I tried to distract myself at work that night, but I was unusually sensitive. The slightest shift in a co-worker’s tone of voice would bring fresh tears to my eyes. “You’re mean!” I would think, though I hadn’t used such words to describe hurt feelings since I was small. This would bring back the looping memory in earnest, and I would start crying. On and on this cycle continued. I was trapped inside the headspace of a sad and scared four-year-old who had a long road ahead of her before she would be free from Borderland (Trauma Glossary 1). On the drive home, my meltdown was so intense, I had to pull over to the side of the road and cry it out before continuing home.

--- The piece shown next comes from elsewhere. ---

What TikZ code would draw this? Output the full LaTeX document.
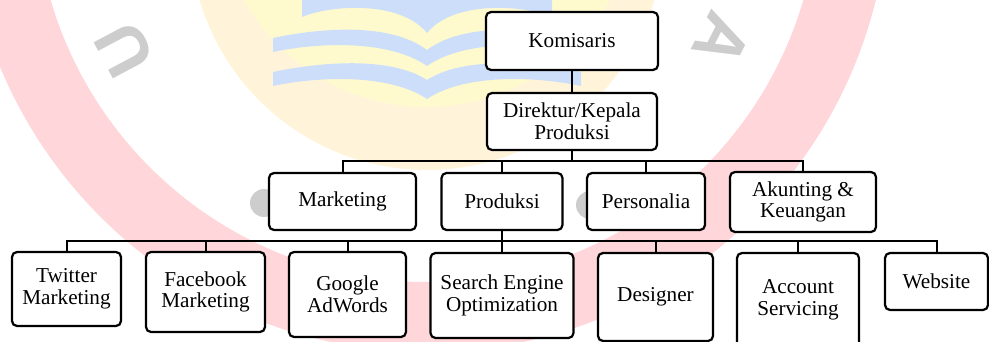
\documentclass[tikz,border=0pt]{standalone}
\usepackage{fontspec}
\setmainfont{Liberation Serif}
\newfontfamily\wmfont{Liberation Sans}
\definecolor{wmred}{RGB}{255,214,217}
\definecolor{wmcream}{RGB}{255,244,218}
\definecolor{wmyellow}{RGB}{255,250,205}
\definecolor{wmblue}{RGB}{205,222,250}
\definecolor{wmgray}{RGB}{205,205,205}
\begin{document}
\begin{tikzpicture}[x=1pt,y=-1pt,
  box/.style={draw=black, line width=2.2pt, rounded corners=5pt, fill=white,
    align=center, inner sep=0pt, font=\fontsize{21.2}{21.8}\selectfont},
  link/.style={draw=black, line width=2pt},
  wmletter/.style={text=wmgray, font=\wmfont\bfseries\fontsize{68}{68}\selectfont, inner sep=0pt}]
\useasboundingbox (0,0) rectangle (989,342);
% faint watermark
\begin{scope}
\clip (0,0) rectangle (989,342);
\fill[wmred, even odd rule] (427,-110) circle[radius=462] (427,-110) circle[radius=392];
\fill[wmcream] (427,-67) circle[radius=237];
\fill[wmyellow] (427,-103) circle[radius=210];
\fill[wmblue] (302,-5) -- (302,17) .. controls (330,5) and (400,0) .. (427,33)
  .. controls (454,0) and (524,5) .. (552,17) -- (552,-5) -- cycle;
\fill[wmblue] (273,38) .. controls (320,28) and (390,22) .. (427,50)
  .. controls (464,22) and (534,28) .. (581,38) -- (581,52)
  .. controls (534,42) and (464,40) .. (427,66)
  .. controls (390,40) and (320,42) .. (273,52) -- cycle;
\fill[wmblue] (273,72) .. controls (320,62) and (390,56) .. (427,80)
  .. controls (464,56) and (534,62) .. (581,72) -- (581,86)
  .. controls (534,76) and (464,74) .. (427,99)
  .. controls (390,74) and (320,76) .. (273,86) -- cycle;
\fill[wmgray] (264,203) circle[radius=14];
\fill[wmgray] (590,205) circle[radius=14];
\node[wmletter, rotate=118] at (125,50) {U};
\node[wmletter, rotate=-117] at (722,40) {A};
\end{scope}
% chart
\node[box, minimum width=172pt, minimum height=58pt] (kom) at (572,41) {Komisaris};
\node[box, minimum width=170pt, minimum height=57pt] (dir) at (572,121.5) {Direktur/Kepala\\Produksi};
\node[box, minimum width=147pt, minimum height=57pt] (mkt) at (342.5,201.5) {Marketing};
\node[box, minimum width=121pt, minimum height=57pt] (prod) at (502,201.5) {Produksi};
\node[box, minimum width=118pt, minimum height=57pt] (pers) at (646,201.5) {Personalia};
\node[box, minimum width=146pt, minimum height=60pt] (ak) at (803,202) {Akunting \&\\Keuangan};
\node[box, minimum width=109pt, minimum height=74pt] (tw) at (66.5,289) {Twitter\\Marketing};
\node[box, minimum width=119pt, minimum height=80pt] (fb) at (205.5,292) {Facebook\\Marketing};
\node[box, minimum width=117pt, minimum height=85pt] (ggl) at (347.5,294.5) {Google\\AdWords};
\node[box, minimum width=143pt, minimum height=85pt] (seo) at (502,295.5) {Search Engine\\Optimization};
\node[box, minimum width=115pt, minimum height=88pt] (des) at (655.5,297) {Designer};
\node[box, minimum width=122pt, minimum height=94pt] (acc) at (798,300) {Account\\Servicing};
\node[box, minimum width=103pt, minimum height=57pt] (web) at (936.5,281.5) {Website};
\coordinate (bus1) at (572,161);
\coordinate (bus2) at (502,241);
\draw[link] (kom) -- (dir);
\draw[link] (dir) -- (bus1);
\draw[link] (mkt.north) -- (mkt.north |- bus1) -- (ak.north |- bus1) -- (ak.north);
\draw[link] (prod.north) -- (prod.north |- bus1);
\draw[link] (pers.north) -- (pers.north |- bus1);
\draw[link] (prod) -- (seo);
\draw[link] (tw.north) -- (tw.north |- bus2) -- (web.north |- bus2) -- (web.north);
\draw[link] (fb.north) -- (fb.north |- bus2);
\draw[link] (ggl.north) -- (ggl.north |- bus2);
\draw[link] (des.north) -- (des.north |- bus2);
\draw[link] (acc.north) -- (acc.north |- bus2);
\end{tikzpicture}
\end{document}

Processing my other trauma in EMDR had been such an easy victory. And so, I vowed to this new memory that I would take care of her on our next EMDR appointment. But first, we had to survive the weekend in this constant loop of emotional pain. This memory deeply impacted me like no other. And for the first time in my life, I was reparenting myself. I went to Kroger and ordered a cake with the words, “You deserve to be happy, Baby Girl” on it. Then I spent the weekend crying with the memory and doing my best at nurturing it. My heart was breaking every second.

Processing my 0.5 Trauma

Four-year-old me has her hands between her wet legs. She hears her mother’s pounding feet approach the kitchen. Four-year-old me attempts to hide the puddle on the floor with her feet but she can’t reach without sliding off the cooler or bench. Mother rounds the corner and returns the sack to its spot by the wall. She hasn’t seen me, maybe she won’t see it at all, four-year-old me thinks. But my mother must have smelled it because she snaps her head around suddenly and looks at me. “Did you piss yourself?” she roars. Four-year-old me doesn’t even know what that word means, but she can tell by her mother’s tone that she had better not say yes.

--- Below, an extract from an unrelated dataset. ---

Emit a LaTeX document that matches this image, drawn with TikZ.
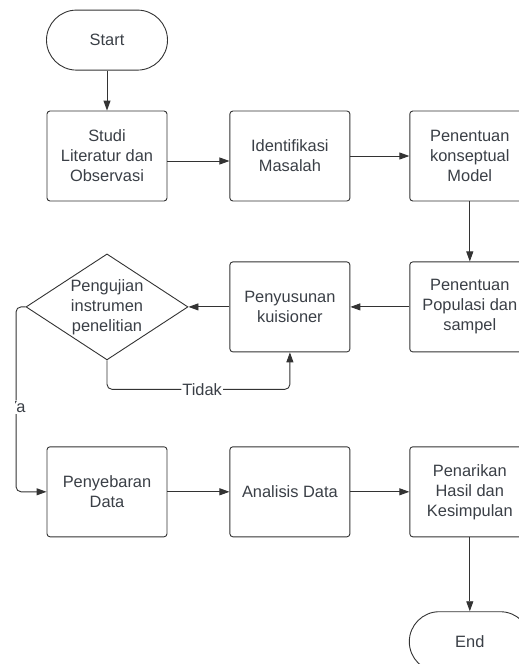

EMDR couldn’t retrieve any more of that memory, but it was enough to help me see outside the loop. I had spent the whole weekend nurturing this hurt inner child. Now it was time to champion for it. I had chosen “I am okay as I am” as my positive cognition for this one. So, I watched four-year-old me transform into adult me the moment she hopped down from her seat. I stood toe-to-toe against my mother and said, “I am okay as I am.” Then, just because my hand had been between my wet legs, I added, “Here, have some piss, bitch.” I flicked my urine in her face at that, then picked up four-year-old me and carried her out of that house.

Lessons Learned From Processing My Trauma

I used my imagination in EMDR to give that hurt child new information to escape its loop. And for a few days afterwards, that memory would come at me and I would say to it, “I got you, Baby Girl, and I got that b**** for you too.” I reminded it of the new version of “What happened next,” which is the fastest and most effective tool for escaping such looping memories. The pain slowly dissolved as it got the message that it was finally free from its loop.

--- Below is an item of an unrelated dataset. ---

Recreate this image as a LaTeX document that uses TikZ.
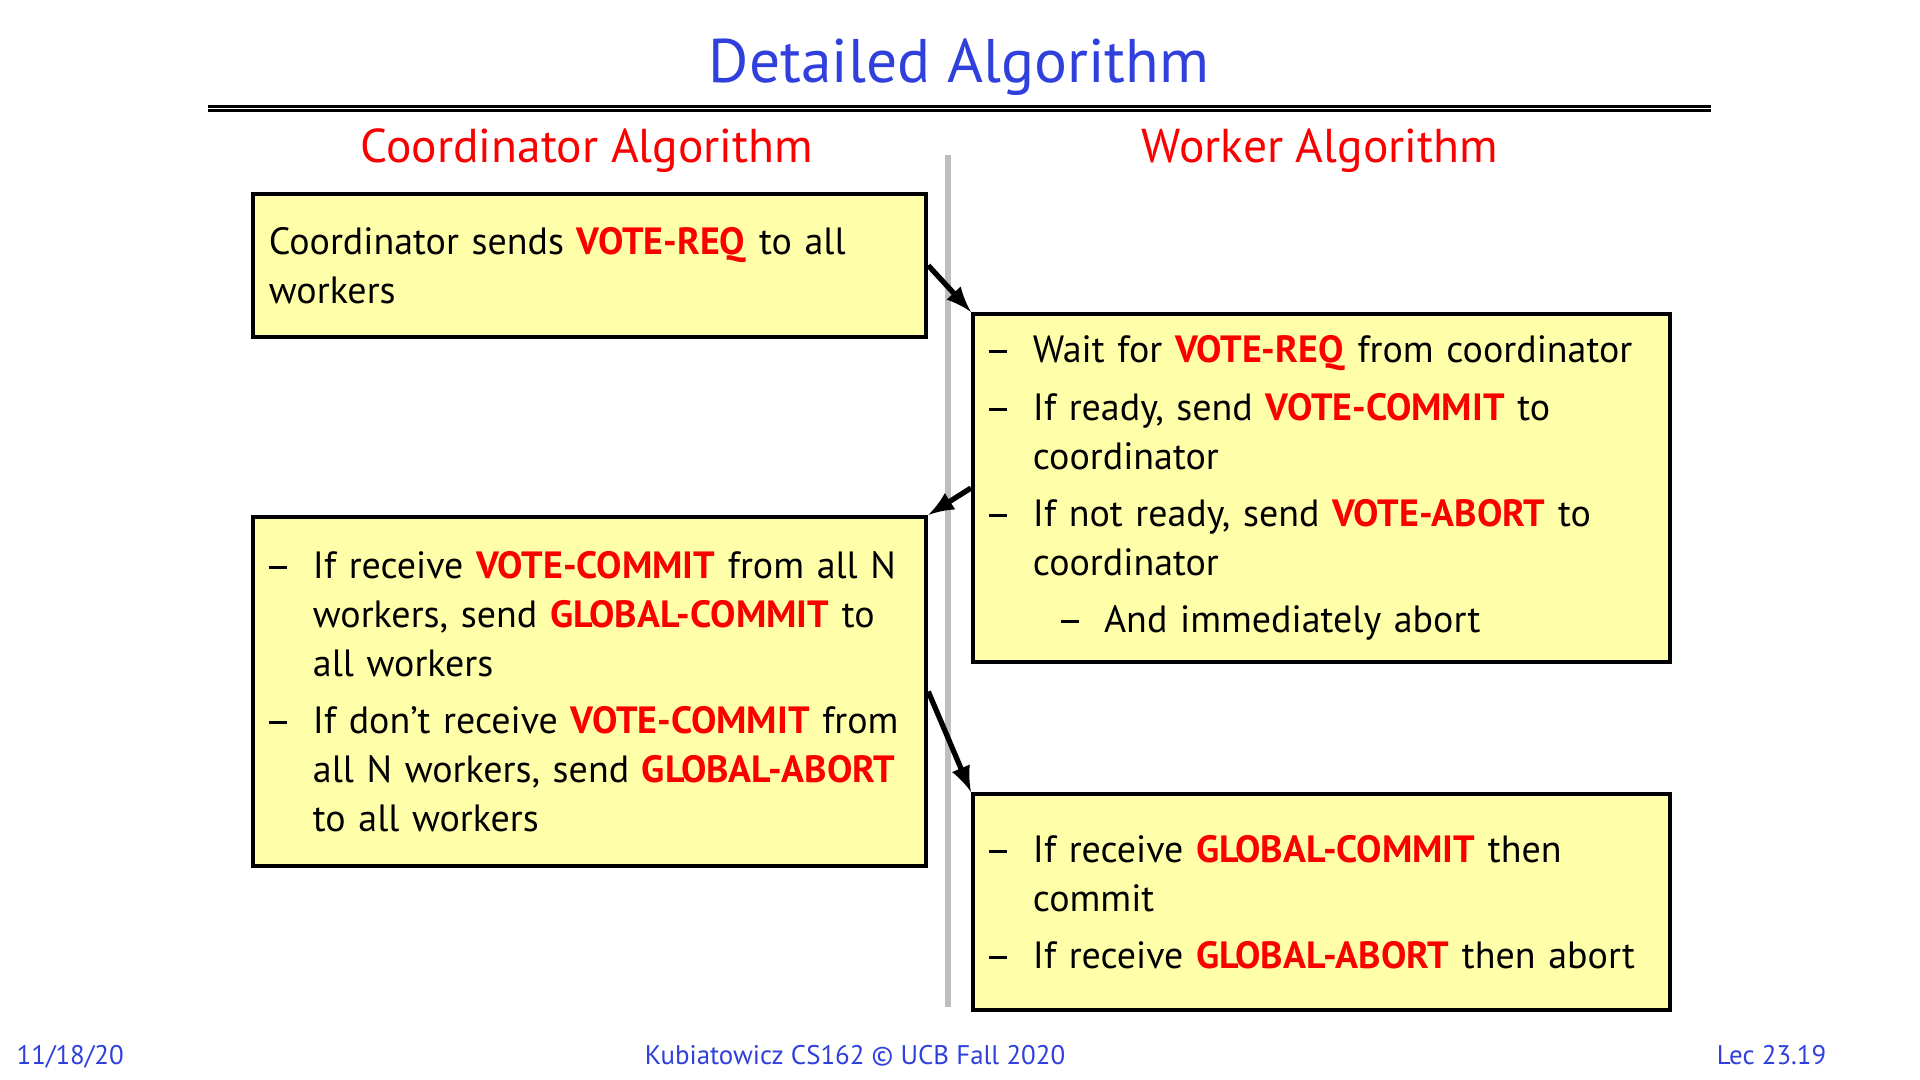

I shared what processing my age four trauma was like for me in EMDR because for whatever reason, it was the easiest of all the traumas I worked through. It was my crash course on the importance of inner child work, reparenting, and practicing self-compassion. I had gone my whole life doing none of it. And so, all those years I had been perpetuating the abuse on all my childhood traumas purely by telling each memory “It was a long time ago, get over it.” No wonder I never grew until I finally started healing.